Buckets22 wrote:zzzyyxyyxzzz wrote:But, but, but... yeah right.
Brazdeikis was born in Lithuania's second-biggest city Kaunas in 1999, but migrated with his parents to the US when he was three.
That is straight from the article

Oh, I know. This is also in the article:
“His citizenship has been restored because the amendments allowing children who were born Lithuanian citizens, but later acquired the citizenship of another state, to keep both citizenships came into force on January 1,” - and this after playing for the Canadian youth team.

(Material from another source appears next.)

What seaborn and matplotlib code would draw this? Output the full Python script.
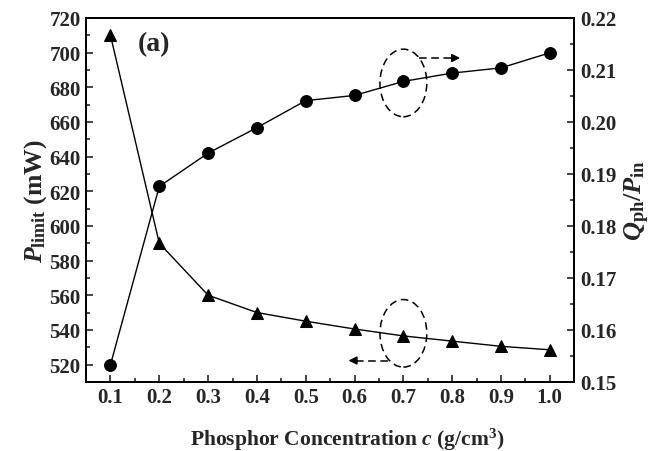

And that reminds me of when Slovenia changed their citizenship law in 2017 to allow Randolph to play for them. The original poster was talking about respect for Lithuania and no respect for Slovenia in 2017, and I just wanted to point the fallacy in that argument.
Look at this photo
https://sportklub.n1info.si/kosarka/randolph-seveda-bom-rekel-da-je-bila-nasa-ekipa-boljsa/That is Randolph a month ago watching the NT in Ljubljana, Slovenia (he is not curtently on the team). My question to all who say "must have a connection with the country to play or it's cheating"... So now Randolph is Slovenian enough to play? A five year loyalty is enough?
Citizenship Law is complicated and varies. There is no way to make it "fair" for everyone. People can buy citizenships or receive them for merit and they don't even have to live there in certain countries. It is what it is.
I made my position on the issue clear a couple of pages back in this thread, so I'll let it go now.